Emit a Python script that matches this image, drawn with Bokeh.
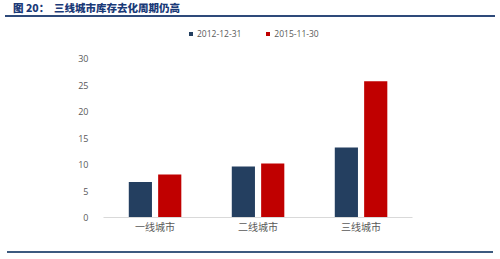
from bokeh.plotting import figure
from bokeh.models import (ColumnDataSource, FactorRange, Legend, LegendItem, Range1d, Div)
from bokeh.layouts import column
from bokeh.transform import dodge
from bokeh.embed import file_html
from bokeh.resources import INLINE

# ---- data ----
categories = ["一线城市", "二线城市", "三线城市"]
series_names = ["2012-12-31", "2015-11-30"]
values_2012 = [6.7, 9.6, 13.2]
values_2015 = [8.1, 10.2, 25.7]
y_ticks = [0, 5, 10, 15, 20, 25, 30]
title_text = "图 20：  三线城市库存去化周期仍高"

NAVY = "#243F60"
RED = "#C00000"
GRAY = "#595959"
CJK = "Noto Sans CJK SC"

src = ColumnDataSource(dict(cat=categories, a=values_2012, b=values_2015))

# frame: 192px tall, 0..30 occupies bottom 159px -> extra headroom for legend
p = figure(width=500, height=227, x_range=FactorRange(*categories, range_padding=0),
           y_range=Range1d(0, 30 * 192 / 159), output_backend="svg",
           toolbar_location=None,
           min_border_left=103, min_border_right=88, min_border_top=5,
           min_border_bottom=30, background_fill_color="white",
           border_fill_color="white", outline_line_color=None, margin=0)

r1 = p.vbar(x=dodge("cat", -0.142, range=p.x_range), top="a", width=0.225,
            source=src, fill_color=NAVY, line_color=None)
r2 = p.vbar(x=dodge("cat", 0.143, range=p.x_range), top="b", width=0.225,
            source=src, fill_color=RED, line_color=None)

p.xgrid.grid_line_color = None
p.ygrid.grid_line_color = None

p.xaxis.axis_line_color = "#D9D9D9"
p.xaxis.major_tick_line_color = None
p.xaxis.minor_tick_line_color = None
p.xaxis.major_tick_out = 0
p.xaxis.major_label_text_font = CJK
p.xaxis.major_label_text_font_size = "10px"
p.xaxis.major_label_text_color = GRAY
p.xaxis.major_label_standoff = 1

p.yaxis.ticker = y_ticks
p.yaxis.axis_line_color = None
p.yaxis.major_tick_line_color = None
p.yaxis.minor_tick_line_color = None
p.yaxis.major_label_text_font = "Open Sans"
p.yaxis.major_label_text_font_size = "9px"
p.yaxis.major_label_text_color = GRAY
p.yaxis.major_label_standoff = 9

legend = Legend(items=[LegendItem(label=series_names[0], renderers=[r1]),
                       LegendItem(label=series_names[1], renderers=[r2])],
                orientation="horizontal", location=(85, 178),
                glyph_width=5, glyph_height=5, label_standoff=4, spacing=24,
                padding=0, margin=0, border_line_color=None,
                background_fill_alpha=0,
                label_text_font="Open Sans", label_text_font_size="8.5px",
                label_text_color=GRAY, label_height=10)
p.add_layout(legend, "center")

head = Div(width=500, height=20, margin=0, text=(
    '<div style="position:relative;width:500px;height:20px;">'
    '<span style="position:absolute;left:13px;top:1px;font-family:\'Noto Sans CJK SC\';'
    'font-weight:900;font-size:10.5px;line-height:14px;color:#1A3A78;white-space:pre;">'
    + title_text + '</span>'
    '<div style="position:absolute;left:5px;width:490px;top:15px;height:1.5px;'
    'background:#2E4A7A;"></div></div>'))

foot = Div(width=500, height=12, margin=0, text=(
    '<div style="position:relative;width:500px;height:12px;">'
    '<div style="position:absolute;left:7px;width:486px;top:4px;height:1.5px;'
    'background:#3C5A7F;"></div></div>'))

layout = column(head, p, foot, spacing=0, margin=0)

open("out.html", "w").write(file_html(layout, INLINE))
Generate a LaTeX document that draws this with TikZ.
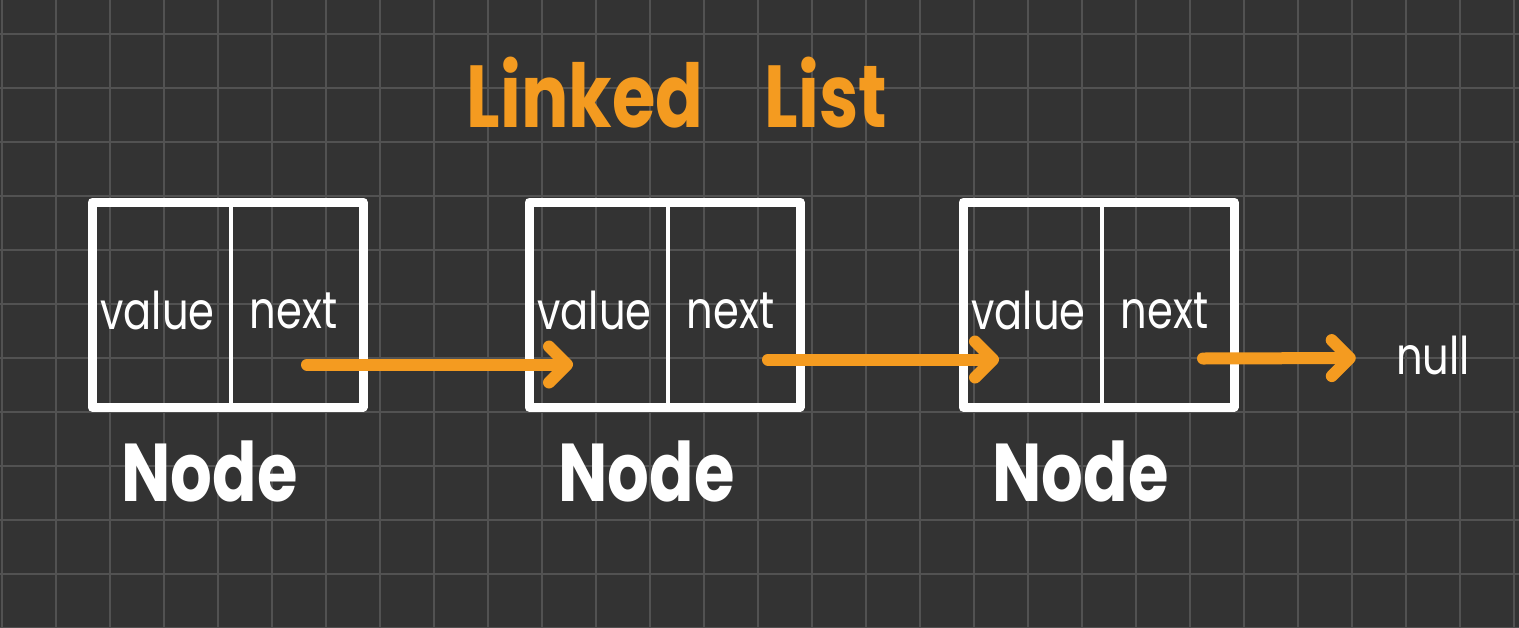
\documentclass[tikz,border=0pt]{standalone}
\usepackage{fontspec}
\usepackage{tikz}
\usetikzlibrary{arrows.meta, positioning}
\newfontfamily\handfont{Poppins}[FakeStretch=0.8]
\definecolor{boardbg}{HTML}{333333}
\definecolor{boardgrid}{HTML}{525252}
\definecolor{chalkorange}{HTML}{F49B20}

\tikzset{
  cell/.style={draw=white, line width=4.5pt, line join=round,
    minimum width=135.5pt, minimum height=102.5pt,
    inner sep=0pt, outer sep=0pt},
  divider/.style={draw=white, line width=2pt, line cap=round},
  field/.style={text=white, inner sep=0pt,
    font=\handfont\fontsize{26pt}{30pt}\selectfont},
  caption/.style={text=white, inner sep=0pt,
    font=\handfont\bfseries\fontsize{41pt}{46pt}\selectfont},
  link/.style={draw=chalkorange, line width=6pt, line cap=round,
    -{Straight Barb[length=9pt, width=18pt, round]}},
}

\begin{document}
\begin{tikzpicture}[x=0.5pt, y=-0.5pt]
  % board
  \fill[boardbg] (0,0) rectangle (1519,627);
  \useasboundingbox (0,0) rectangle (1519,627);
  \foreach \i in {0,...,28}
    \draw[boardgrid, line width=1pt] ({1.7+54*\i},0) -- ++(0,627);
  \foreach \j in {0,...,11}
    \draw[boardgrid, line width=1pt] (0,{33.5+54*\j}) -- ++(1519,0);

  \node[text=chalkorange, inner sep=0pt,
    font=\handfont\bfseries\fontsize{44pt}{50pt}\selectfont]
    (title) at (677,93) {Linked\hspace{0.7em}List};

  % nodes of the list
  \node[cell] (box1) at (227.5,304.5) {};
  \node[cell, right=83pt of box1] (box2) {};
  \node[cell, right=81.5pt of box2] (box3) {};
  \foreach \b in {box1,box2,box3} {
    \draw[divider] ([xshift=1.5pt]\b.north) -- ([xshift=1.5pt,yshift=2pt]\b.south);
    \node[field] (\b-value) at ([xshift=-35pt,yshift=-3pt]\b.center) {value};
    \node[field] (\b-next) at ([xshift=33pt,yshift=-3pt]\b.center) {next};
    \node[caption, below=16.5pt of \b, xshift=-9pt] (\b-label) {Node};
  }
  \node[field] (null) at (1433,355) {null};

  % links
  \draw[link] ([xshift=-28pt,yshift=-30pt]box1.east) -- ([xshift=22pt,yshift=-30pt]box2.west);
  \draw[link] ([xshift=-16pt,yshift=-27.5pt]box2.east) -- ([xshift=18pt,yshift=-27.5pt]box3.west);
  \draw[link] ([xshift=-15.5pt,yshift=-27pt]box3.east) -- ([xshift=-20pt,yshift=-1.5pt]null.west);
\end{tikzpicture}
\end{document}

• • •

_Exercise objective_
Reproduce each entry precisely, dropping only the pictures.

_Result below_
Emit a Python script that matches this image, drawn with Bokeh.
from bokeh.plotting import figure
from bokeh.models import (ColumnDataSource, FactorRange, Legend, LegendItem, Range1d, Div)
from bokeh.layouts import column
from bokeh.transform import dodge
from bokeh.embed import file_html
from bokeh.resources import INLINE

# ---- data ----
categories = ["一线城市", "二线城市", "三线城市"]
series_names = ["2012-12-31", "2015-11-30"]
values_2012 = [6.7, 9.6, 13.2]
values_2015 = [8.1, 10.2, 25.7]
y_ticks = [0, 5, 10, 15, 20, 25, 30]
title_text = "图 20：  三线城市库存去化周期仍高"

NAVY = "#243F60"
RED = "#C00000"
GRAY = "#595959"
CJK = "Noto Sans CJK SC"

src = ColumnDataSource(dict(cat=categories, a=values_2012, b=values_2015))

# frame: 192px tall, 0..30 occupies bottom 159px -> extra headroom for legend
p = figure(width=500, height=227, x_range=FactorRange(*categories, range_padding=0),
           y_range=Range1d(0, 30 * 192 / 159), output_backend="svg",
           toolbar_location=None,
           min_border_left=103, min_border_right=88, min_border_top=5,
           min_border_bottom=30, background_fill_color="white",
           border_fill_color="white", outline_line_color=None, margin=0)

r1 = p.vbar(x=dodge("cat", -0.142, range=p.x_range), top="a", width=0.225,
            source=src, fill_color=NAVY, line_color=None)
r2 = p.vbar(x=dodge("cat", 0.143, range=p.x_range), top="b", width=0.225,
            source=src, fill_color=RED, line_color=None)

p.xgrid.grid_line_color = None
p.ygrid.grid_line_color = None

p.xaxis.axis_line_color = "#D9D9D9"
p.xaxis.major_tick_line_color = None
p.xaxis.minor_tick_line_color = None
p.xaxis.major_tick_out = 0
p.xaxis.major_label_text_font = CJK
p.xaxis.major_label_text_font_size = "10px"
p.xaxis.major_label_text_color = GRAY
p.xaxis.major_label_standoff = 1

p.yaxis.ticker = y_ticks
p.yaxis.axis_line_color = None
p.yaxis.major_tick_line_color = None
p.yaxis.minor_tick_line_color = None
p.yaxis.major_label_text_font = "Open Sans"
p.yaxis.major_label_text_font_size = "9px"
p.yaxis.major_label_text_color = GRAY
p.yaxis.major_label_standoff = 9

legend = Legend(items=[LegendItem(label=series_names[0], renderers=[r1]),
                       LegendItem(label=series_names[1], renderers=[r2])],
                orientation="horizontal", location=(85, 178),
                glyph_width=5, glyph_height=5, label_standoff=4, spacing=24,
                padding=0, margin=0, border_line_color=None,
                background_fill_alpha=0,
                label_text_font="Open Sans", label_text_font_size="8.5px",
                label_text_color=GRAY, label_height=10)
p.add_layout(legend, "center")

head = Div(width=500, height=20, margin=0, text=(
    '<div style="position:relative;width:500px;height:20px;">'
    '<span style="position:absolute;left:13px;top:1px;font-family:\'Noto Sans CJK SC\';'
    'font-weight:900;font-size:10.5px;line-height:14px;color:#1A3A78;white-space:pre;">'
    + title_text + '</span>'
    '<div style="position:absolute;left:5px;width:490px;top:15px;height:1.5px;'
    'background:#2E4A7A;"></div></div>'))

foot = Div(width=500, height=12, margin=0, text=(
    '<div style="position:relative;width:500px;height:12px;">'
    '<div style="position:absolute;left:7px;width:486px;top:4px;height:1.5px;'
    'background:#3C5A7F;"></div></div>'))

layout = column(head, p, foot, spacing=0, margin=0)

open("out.html", "w").write(file_html(layout, INLINE))
Generate a LaTeX document that draws this with TikZ.
\documentclass[tikz,border=0pt]{standalone}
\usepackage{fontspec}
\usepackage{tikz}
\usetikzlibrary{arrows.meta, positioning}
\newfontfamily\handfont{Poppins}[FakeStretch=0.8]
\definecolor{boardbg}{HTML}{333333}
\definecolor{boardgrid}{HTML}{525252}
\definecolor{chalkorange}{HTML}{F49B20}

\tikzset{
  cell/.style={draw=white, line width=4.5pt, line join=round,
    minimum width=135.5pt, minimum height=102.5pt,
    inner sep=0pt, outer sep=0pt},
  divider/.style={draw=white, line width=2pt, line cap=round},
  field/.style={text=white, inner sep=0pt,
    font=\handfont\fontsize{26pt}{30pt}\selectfont},
  caption/.style={text=white, inner sep=0pt,
    font=\handfont\bfseries\fontsize{41pt}{46pt}\selectfont},
  link/.style={draw=chalkorange, line width=6pt, line cap=round,
    -{Straight Barb[length=9pt, width=18pt, round]}},
}

\begin{document}
\begin{tikzpicture}[x=0.5pt, y=-0.5pt]
  % board
  \fill[boardbg] (0,0) rectangle (1519,627);
  \useasboundingbox (0,0) rectangle (1519,627);
  \foreach \i in {0,...,28}
    \draw[boardgrid, line width=1pt] ({1.7+54*\i},0) -- ++(0,627);
  \foreach \j in {0,...,11}
    \draw[boardgrid, line width=1pt] (0,{33.5+54*\j}) -- ++(1519,0);

  \node[text=chalkorange, inner sep=0pt,
    font=\handfont\bfseries\fontsize{44pt}{50pt}\selectfont]
    (title) at (677,93) {Linked\hspace{0.7em}List};

  % nodes of the list
  \node[cell] (box1) at (227.5,304.5) {};
  \node[cell, right=83pt of box1] (box2) {};
  \node[cell, right=81.5pt of box2] (box3) {};
  \foreach \b in {box1,box2,box3} {
    \draw[divider] ([xshift=1.5pt]\b.north) -- ([xshift=1.5pt,yshift=2pt]\b.south);
    \node[field] (\b-value) at ([xshift=-35pt,yshift=-3pt]\b.center) {value};
    \node[field] (\b-next) at ([xshift=33pt,yshift=-3pt]\b.center) {next};
    \node[caption, below=16.5pt of \b, xshift=-9pt] (\b-label) {Node};
  }
  \node[field] (null) at (1433,355) {null};

  % links
  \draw[link] ([xshift=-28pt,yshift=-30pt]box1.east) -- ([xshift=22pt,yshift=-30pt]box2.west);
  \draw[link] ([xshift=-16pt,yshift=-27.5pt]box2.east) -- ([xshift=18pt,yshift=-27.5pt]box3.west);
  \draw[link] ([xshift=-15.5pt,yshift=-27pt]box3.east) -- ([xshift=-20pt,yshift=-1.5pt]null.west);
\end{tikzpicture}
\end{document}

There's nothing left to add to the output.